[Dataset entries]
============================================================

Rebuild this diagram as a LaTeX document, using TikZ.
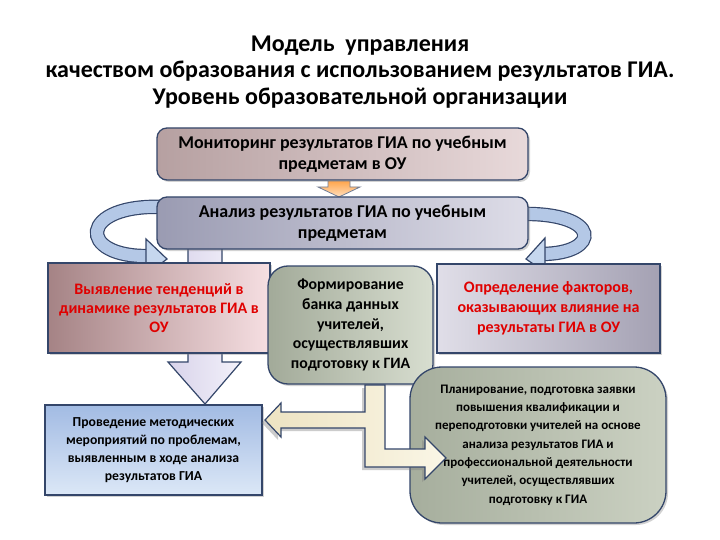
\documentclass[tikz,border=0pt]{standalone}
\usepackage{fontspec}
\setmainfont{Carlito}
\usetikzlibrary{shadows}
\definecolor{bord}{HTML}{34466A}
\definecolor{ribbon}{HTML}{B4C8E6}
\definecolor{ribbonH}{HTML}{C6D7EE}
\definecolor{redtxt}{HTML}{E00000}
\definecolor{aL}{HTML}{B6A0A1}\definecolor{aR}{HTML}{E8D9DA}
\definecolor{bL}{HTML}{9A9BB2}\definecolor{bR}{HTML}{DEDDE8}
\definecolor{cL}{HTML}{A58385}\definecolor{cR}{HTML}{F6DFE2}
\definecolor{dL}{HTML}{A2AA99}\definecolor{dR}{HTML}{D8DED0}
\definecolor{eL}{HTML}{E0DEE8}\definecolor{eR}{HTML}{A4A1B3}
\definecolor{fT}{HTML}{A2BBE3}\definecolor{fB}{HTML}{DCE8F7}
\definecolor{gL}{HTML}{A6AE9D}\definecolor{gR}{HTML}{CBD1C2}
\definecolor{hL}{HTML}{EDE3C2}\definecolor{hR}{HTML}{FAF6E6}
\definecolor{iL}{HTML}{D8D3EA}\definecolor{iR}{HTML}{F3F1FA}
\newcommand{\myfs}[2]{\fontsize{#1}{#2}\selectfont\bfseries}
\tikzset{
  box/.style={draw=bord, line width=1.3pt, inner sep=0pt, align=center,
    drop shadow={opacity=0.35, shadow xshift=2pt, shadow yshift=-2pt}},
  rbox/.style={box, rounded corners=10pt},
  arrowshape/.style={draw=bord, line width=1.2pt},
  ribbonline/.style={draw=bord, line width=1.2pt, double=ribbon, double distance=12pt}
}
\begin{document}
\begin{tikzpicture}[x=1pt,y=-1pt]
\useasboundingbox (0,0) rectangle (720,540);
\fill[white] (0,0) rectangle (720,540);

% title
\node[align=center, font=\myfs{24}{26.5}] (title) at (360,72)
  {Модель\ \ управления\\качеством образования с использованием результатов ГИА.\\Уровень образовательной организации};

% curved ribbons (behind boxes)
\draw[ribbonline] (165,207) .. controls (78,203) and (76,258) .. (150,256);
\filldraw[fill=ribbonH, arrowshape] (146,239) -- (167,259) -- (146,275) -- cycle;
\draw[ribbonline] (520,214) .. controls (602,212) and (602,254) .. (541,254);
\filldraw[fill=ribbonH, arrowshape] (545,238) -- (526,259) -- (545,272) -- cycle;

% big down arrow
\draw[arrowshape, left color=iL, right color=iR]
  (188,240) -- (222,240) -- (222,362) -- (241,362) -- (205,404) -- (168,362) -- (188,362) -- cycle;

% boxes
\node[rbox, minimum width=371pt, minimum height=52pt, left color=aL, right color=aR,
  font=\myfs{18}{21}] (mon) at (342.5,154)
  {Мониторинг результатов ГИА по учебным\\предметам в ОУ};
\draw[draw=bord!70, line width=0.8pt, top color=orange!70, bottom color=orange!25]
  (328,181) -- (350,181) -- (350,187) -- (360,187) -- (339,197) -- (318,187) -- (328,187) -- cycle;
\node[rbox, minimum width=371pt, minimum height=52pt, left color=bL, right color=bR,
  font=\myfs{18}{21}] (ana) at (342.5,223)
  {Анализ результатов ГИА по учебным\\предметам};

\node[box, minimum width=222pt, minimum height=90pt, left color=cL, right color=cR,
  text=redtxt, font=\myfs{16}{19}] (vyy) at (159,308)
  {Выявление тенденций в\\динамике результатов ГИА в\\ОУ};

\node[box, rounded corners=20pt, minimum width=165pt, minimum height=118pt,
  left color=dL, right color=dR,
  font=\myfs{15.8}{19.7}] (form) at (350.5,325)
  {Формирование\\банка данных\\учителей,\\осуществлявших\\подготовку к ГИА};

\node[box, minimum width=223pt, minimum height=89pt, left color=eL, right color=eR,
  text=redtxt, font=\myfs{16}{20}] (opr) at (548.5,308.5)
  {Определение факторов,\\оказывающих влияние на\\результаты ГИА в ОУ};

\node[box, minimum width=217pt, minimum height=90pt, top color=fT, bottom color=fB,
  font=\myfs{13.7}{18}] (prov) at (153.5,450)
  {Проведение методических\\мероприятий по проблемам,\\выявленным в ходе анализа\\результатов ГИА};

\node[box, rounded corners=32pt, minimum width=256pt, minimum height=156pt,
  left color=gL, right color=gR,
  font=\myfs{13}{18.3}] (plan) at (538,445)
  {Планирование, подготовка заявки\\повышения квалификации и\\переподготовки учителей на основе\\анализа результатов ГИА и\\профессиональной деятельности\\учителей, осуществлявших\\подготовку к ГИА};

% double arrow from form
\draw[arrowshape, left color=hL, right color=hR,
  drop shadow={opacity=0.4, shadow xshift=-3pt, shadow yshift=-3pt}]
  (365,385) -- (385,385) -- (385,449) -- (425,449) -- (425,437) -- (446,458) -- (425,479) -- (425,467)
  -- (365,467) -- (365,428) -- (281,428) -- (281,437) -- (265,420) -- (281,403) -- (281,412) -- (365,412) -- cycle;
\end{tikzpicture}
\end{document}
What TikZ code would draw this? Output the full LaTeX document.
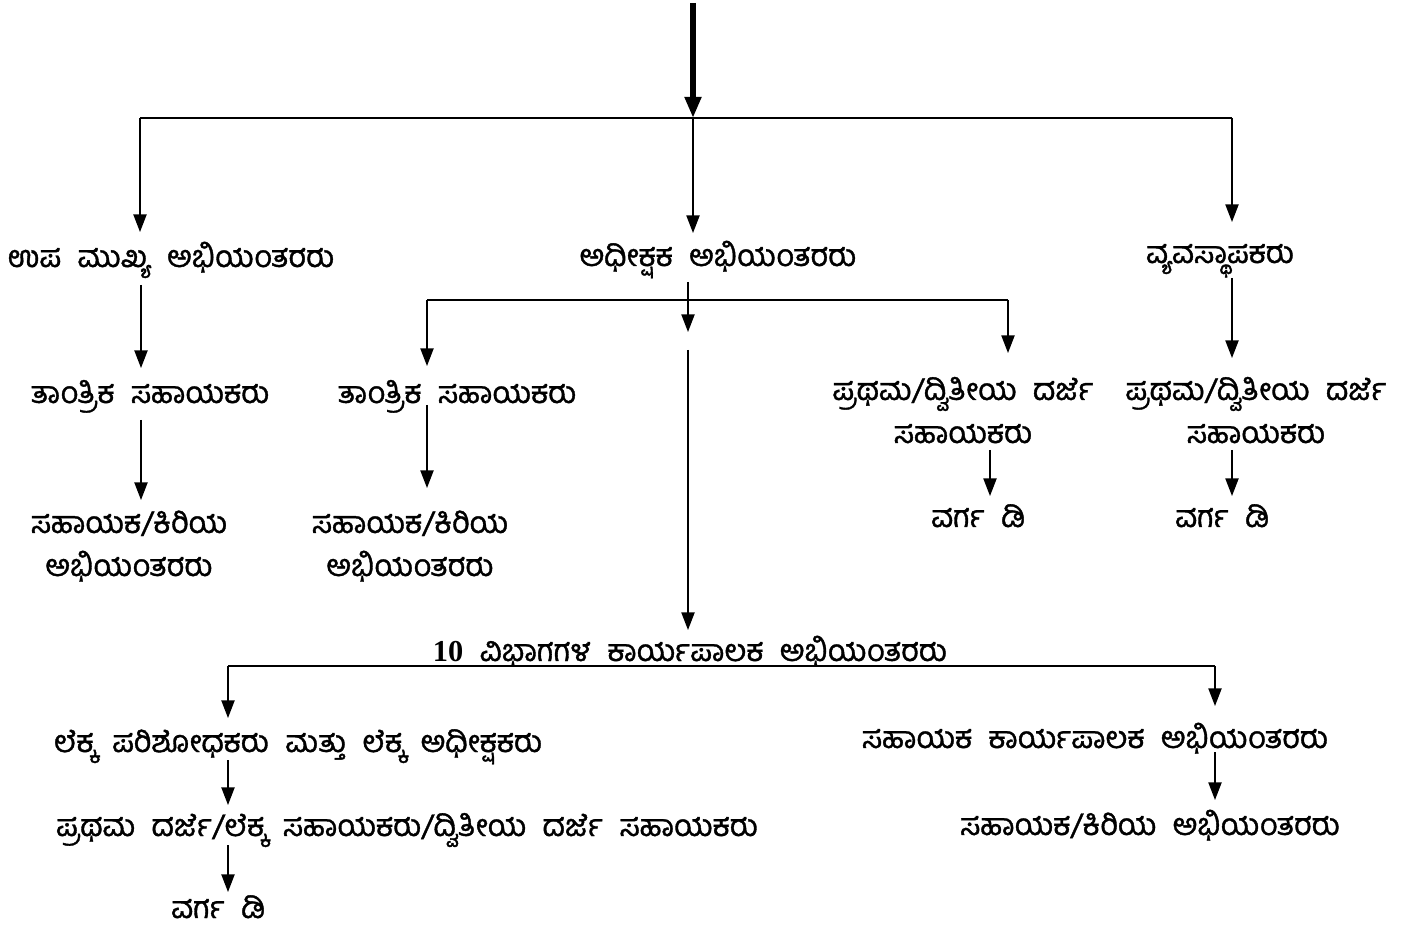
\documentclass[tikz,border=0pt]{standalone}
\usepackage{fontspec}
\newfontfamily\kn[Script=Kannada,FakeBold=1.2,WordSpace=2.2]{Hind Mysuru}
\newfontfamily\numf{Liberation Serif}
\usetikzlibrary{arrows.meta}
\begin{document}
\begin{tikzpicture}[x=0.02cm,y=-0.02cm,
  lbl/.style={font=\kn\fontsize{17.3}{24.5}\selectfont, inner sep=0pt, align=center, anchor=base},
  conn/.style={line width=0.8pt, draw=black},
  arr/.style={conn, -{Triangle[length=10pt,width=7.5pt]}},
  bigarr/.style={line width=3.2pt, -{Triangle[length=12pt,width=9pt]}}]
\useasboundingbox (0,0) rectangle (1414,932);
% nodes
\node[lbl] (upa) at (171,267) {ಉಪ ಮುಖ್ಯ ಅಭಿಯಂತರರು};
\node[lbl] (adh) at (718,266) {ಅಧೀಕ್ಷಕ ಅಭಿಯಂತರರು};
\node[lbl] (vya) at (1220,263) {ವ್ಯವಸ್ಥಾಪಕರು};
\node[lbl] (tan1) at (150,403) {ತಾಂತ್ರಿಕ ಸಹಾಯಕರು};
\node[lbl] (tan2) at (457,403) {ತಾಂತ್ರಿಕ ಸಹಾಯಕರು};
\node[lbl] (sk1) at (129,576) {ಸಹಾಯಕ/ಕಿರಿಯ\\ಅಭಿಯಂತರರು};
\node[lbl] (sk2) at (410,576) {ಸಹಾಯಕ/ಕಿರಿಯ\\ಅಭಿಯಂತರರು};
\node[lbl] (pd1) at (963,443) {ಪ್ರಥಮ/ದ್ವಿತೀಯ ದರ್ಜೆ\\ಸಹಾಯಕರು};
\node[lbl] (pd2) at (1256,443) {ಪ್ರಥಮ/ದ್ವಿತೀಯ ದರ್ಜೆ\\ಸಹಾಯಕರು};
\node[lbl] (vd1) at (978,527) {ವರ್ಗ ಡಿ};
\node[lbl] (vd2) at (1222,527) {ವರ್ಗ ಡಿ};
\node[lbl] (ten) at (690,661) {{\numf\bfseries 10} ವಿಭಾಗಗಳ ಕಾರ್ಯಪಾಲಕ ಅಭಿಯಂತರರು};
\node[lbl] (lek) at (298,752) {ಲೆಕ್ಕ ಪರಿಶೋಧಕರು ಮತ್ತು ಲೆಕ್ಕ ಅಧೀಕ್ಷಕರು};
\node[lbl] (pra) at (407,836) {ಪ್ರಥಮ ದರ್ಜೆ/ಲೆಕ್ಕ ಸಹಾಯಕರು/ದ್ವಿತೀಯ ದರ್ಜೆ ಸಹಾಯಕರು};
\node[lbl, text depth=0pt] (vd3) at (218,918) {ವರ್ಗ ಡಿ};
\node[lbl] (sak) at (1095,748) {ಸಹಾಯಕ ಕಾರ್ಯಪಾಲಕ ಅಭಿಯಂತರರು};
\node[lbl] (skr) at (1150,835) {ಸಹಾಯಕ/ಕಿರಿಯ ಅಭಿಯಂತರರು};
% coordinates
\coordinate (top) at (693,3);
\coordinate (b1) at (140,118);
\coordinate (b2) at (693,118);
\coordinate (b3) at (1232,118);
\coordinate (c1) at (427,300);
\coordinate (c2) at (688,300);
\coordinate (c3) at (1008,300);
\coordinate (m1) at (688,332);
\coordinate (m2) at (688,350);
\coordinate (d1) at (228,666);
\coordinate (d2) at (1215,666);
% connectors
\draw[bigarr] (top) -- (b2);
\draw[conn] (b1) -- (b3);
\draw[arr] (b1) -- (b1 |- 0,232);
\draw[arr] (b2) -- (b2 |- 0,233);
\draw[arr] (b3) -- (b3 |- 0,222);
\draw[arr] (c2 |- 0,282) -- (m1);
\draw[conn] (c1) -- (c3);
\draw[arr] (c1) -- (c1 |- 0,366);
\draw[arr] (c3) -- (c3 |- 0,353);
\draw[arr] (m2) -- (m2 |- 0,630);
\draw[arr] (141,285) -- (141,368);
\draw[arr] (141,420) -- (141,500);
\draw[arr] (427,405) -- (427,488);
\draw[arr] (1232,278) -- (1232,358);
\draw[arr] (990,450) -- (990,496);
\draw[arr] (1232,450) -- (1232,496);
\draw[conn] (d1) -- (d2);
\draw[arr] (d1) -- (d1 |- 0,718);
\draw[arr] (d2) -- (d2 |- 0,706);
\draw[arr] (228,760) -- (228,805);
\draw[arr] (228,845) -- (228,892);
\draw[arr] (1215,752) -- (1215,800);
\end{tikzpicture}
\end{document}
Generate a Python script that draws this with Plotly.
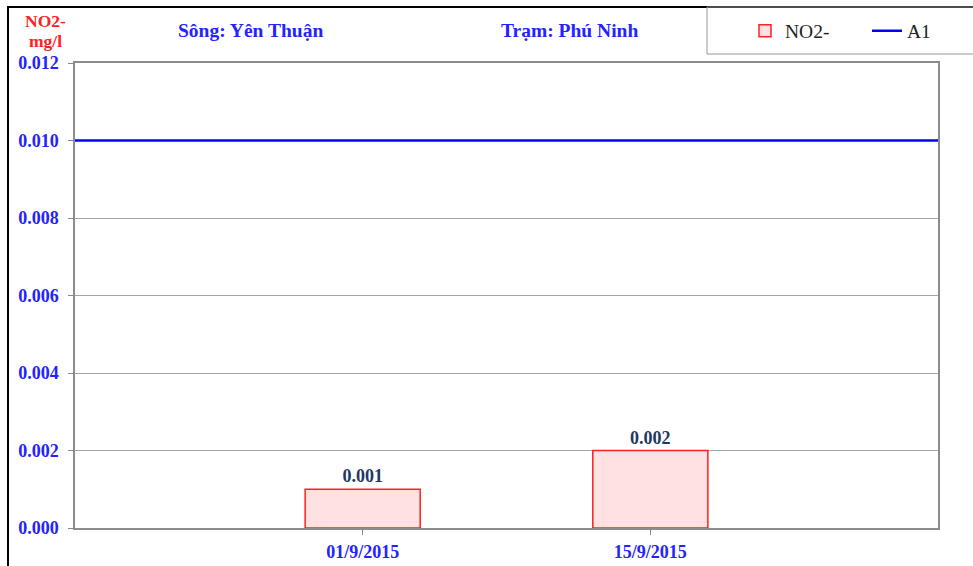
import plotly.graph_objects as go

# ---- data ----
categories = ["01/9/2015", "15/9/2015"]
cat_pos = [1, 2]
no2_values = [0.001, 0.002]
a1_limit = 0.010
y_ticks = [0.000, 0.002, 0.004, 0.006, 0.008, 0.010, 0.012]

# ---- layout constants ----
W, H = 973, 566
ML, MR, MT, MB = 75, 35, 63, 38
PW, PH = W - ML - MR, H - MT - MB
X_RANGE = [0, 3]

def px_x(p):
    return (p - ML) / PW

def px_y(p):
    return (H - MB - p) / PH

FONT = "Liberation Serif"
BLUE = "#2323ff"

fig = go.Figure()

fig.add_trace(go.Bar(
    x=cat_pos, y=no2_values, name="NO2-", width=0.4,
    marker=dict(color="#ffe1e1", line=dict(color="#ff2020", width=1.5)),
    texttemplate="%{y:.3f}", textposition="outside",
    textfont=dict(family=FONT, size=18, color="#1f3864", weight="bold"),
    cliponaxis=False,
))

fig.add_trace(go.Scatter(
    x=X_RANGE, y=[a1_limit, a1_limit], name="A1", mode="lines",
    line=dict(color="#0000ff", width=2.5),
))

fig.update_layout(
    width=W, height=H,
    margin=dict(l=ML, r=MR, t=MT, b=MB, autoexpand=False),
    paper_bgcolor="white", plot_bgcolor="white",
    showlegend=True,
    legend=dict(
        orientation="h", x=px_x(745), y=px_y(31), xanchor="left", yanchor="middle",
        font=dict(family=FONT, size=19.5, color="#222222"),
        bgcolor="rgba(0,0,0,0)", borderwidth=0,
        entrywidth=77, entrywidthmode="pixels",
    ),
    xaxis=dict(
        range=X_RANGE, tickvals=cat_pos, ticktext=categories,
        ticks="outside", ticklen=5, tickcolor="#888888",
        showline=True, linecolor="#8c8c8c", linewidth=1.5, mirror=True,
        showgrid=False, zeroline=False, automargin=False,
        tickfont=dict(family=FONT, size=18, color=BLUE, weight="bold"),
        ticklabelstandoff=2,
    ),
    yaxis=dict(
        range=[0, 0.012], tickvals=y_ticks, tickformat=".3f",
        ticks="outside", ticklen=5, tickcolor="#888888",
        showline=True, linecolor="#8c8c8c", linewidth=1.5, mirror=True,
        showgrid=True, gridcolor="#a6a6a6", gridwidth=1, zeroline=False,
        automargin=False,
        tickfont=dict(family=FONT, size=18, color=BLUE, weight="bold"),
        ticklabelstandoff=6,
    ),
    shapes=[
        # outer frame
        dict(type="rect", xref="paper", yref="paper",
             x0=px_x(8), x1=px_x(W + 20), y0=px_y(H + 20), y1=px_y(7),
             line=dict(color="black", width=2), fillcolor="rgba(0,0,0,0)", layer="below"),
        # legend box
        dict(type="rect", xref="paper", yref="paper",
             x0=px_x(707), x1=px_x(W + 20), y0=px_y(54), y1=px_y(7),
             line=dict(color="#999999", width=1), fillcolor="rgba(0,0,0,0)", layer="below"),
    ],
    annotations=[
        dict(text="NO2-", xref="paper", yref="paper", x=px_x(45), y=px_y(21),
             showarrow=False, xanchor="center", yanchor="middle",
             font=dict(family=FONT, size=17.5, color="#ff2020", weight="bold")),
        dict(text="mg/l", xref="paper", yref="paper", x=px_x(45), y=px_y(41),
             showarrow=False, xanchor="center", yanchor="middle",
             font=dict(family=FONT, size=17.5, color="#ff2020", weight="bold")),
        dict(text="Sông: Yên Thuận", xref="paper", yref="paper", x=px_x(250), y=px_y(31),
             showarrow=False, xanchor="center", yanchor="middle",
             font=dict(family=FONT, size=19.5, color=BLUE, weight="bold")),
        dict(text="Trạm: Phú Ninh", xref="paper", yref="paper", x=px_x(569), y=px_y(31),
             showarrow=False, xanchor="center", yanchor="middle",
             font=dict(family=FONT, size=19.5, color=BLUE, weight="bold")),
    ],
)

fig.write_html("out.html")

============================================================

TO DO: Copy each line above where the string "LaTeX" occurs.

REPLY:
Rebuild this diagram as a LaTeX document, using TikZ.
What TikZ code would draw this? Output the full LaTeX document.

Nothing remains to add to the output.